== RAW DATA ==
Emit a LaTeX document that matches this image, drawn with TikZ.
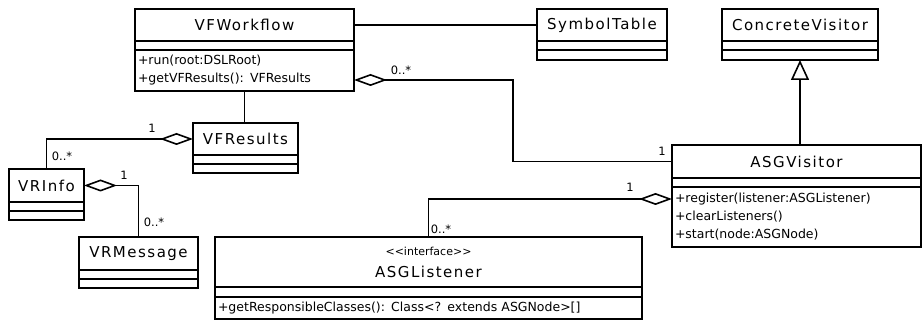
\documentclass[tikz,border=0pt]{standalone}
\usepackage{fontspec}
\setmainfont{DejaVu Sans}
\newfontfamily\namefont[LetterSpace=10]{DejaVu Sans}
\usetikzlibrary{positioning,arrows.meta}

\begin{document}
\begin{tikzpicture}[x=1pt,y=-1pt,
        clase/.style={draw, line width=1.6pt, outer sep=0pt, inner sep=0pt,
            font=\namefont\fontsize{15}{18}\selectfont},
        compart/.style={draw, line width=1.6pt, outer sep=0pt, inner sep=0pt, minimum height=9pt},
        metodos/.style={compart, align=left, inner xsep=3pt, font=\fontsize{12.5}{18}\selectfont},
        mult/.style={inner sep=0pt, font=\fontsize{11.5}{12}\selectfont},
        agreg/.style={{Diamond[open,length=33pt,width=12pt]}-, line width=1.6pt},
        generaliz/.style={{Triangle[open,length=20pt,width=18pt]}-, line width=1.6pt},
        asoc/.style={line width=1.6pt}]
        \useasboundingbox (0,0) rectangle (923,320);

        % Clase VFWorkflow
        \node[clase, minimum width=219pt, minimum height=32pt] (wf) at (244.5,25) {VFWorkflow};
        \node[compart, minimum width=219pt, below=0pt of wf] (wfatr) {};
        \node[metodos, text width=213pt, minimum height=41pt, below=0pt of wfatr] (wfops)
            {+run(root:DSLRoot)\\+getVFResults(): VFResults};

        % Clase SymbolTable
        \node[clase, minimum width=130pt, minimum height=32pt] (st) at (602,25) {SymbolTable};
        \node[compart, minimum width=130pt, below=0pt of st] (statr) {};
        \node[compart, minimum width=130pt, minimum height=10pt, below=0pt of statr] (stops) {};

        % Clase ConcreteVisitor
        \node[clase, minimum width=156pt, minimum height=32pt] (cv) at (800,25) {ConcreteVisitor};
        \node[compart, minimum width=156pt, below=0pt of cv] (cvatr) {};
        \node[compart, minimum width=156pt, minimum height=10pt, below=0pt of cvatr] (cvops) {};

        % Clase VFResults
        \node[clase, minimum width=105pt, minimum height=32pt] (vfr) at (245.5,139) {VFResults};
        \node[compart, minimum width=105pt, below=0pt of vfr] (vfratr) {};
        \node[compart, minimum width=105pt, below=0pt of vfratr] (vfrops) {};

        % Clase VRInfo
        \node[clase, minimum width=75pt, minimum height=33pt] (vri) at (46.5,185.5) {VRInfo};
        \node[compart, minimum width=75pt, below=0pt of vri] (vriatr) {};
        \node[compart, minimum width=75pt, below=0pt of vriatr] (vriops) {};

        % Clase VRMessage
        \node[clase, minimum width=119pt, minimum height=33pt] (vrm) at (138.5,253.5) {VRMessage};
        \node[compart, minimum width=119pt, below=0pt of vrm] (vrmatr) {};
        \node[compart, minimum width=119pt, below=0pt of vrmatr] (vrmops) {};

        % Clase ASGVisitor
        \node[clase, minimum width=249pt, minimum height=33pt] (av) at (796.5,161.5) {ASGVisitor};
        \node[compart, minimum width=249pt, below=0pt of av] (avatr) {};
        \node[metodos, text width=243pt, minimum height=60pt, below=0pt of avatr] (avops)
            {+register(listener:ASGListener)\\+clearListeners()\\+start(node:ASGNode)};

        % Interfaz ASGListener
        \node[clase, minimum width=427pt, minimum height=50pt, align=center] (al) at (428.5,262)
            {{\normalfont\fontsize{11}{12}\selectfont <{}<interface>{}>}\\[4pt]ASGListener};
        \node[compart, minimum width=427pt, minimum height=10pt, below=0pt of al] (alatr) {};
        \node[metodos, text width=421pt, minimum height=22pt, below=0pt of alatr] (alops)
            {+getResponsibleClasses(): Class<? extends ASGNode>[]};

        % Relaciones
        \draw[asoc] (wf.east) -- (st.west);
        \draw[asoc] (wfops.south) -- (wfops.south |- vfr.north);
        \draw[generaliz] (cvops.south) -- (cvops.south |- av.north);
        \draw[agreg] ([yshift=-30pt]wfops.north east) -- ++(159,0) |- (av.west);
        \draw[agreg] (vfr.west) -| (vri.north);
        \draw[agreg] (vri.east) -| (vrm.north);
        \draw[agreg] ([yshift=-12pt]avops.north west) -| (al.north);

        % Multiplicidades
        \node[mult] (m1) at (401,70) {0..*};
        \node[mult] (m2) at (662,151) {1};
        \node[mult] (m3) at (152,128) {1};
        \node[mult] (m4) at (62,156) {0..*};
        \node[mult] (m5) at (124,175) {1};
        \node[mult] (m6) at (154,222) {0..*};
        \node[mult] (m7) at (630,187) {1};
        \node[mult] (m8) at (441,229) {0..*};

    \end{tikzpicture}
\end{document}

== REQUIREMENT ==
Using the data above, write out every line exactly, leaving the images behind.

== RESPONSE BELOW ==
Emit a LaTeX document that matches this image, drawn with TikZ.
\documentclass[tikz,border=0pt]{standalone}
\usepackage{fontspec}
\setmainfont{DejaVu Sans}
\newfontfamily\namefont[LetterSpace=10]{DejaVu Sans}
\usetikzlibrary{positioning,arrows.meta}

\begin{document}
\begin{tikzpicture}[x=1pt,y=-1pt,
        clase/.style={draw, line width=1.6pt, outer sep=0pt, inner sep=0pt,
            font=\namefont\fontsize{15}{18}\selectfont},
        compart/.style={draw, line width=1.6pt, outer sep=0pt, inner sep=0pt, minimum height=9pt},
        metodos/.style={compart, align=left, inner xsep=3pt, font=\fontsize{12.5}{18}\selectfont},
        mult/.style={inner sep=0pt, font=\fontsize{11.5}{12}\selectfont},
        agreg/.style={{Diamond[open,length=33pt,width=12pt]}-, line width=1.6pt},
        generaliz/.style={{Triangle[open,length=20pt,width=18pt]}-, line width=1.6pt},
        asoc/.style={line width=1.6pt}]
        \useasboundingbox (0,0) rectangle (923,320);

        % Clase VFWorkflow
        \node[clase, minimum width=219pt, minimum height=32pt] (wf) at (244.5,25) {VFWorkflow};
        \node[compart, minimum width=219pt, below=0pt of wf] (wfatr) {};
        \node[metodos, text width=213pt, minimum height=41pt, below=0pt of wfatr] (wfops)
            {+run(root:DSLRoot)\\+getVFResults(): VFResults};

        % Clase SymbolTable
        \node[clase, minimum width=130pt, minimum height=32pt] (st) at (602,25) {SymbolTable};
        \node[compart, minimum width=130pt, below=0pt of st] (statr) {};
        \node[compart, minimum width=130pt, minimum height=10pt, below=0pt of statr] (stops) {};

        % Clase ConcreteVisitor
        \node[clase, minimum width=156pt, minimum height=32pt] (cv) at (800,25) {ConcreteVisitor};
        \node[compart, minimum width=156pt, below=0pt of cv] (cvatr) {};
        \node[compart, minimum width=156pt, minimum height=10pt, below=0pt of cvatr] (cvops) {};

        % Clase VFResults
        \node[clase, minimum width=105pt, minimum height=32pt] (vfr) at (245.5,139) {VFResults};
        \node[compart, minimum width=105pt, below=0pt of vfr] (vfratr) {};
        \node[compart, minimum width=105pt, below=0pt of vfratr] (vfrops) {};

        % Clase VRInfo
        \node[clase, minimum width=75pt, minimum height=33pt] (vri) at (46.5,185.5) {VRInfo};
        \node[compart, minimum width=75pt, below=0pt of vri] (vriatr) {};
        \node[compart, minimum width=75pt, below=0pt of vriatr] (vriops) {};

        % Clase VRMessage
        \node[clase, minimum width=119pt, minimum height=33pt] (vrm) at (138.5,253.5) {VRMessage};
        \node[compart, minimum width=119pt, below=0pt of vrm] (vrmatr) {};
        \node[compart, minimum width=119pt, below=0pt of vrmatr] (vrmops) {};

        % Clase ASGVisitor
        \node[clase, minimum width=249pt, minimum height=33pt] (av) at (796.5,161.5) {ASGVisitor};
        \node[compart, minimum width=249pt, below=0pt of av] (avatr) {};
        \node[metodos, text width=243pt, minimum height=60pt, below=0pt of avatr] (avops)
            {+register(listener:ASGListener)\\+clearListeners()\\+start(node:ASGNode)};

        % Interfaz ASGListener
        \node[clase, minimum width=427pt, minimum height=50pt, align=center] (al) at (428.5,262)
            {{\normalfont\fontsize{11}{12}\selectfont <{}<interface>{}>}\\[4pt]ASGListener};
        \node[compart, minimum width=427pt, minimum height=10pt, below=0pt of al] (alatr) {};
        \node[metodos, text width=421pt, minimum height=22pt, below=0pt of alatr] (alops)
            {+getResponsibleClasses(): Class<? extends ASGNode>[]};

        % Relaciones
        \draw[asoc] (wf.east) -- (st.west);
        \draw[asoc] (wfops.south) -- (wfops.south |- vfr.north);
        \draw[generaliz] (cvops.south) -- (cvops.south |- av.north);
        \draw[agreg] ([yshift=-30pt]wfops.north east) -- ++(159,0) |- (av.west);
        \draw[agreg] (vfr.west) -| (vri.north);
        \draw[agreg] (vri.east) -| (vrm.north);
        \draw[agreg] ([yshift=-12pt]avops.north west) -| (al.north);

        % Multiplicidades
        \node[mult] (m1) at (401,70) {0..*};
        \node[mult] (m2) at (662,151) {1};
        \node[mult] (m3) at (152,128) {1};
        \node[mult] (m4) at (62,156) {0..*};
        \node[mult] (m5) at (124,175) {1};
        \node[mult] (m6) at (154,222) {0..*};
        \node[mult] (m7) at (630,187) {1};
        \node[mult] (m8) at (441,229) {0..*};

    \end{tikzpicture}
\end{document}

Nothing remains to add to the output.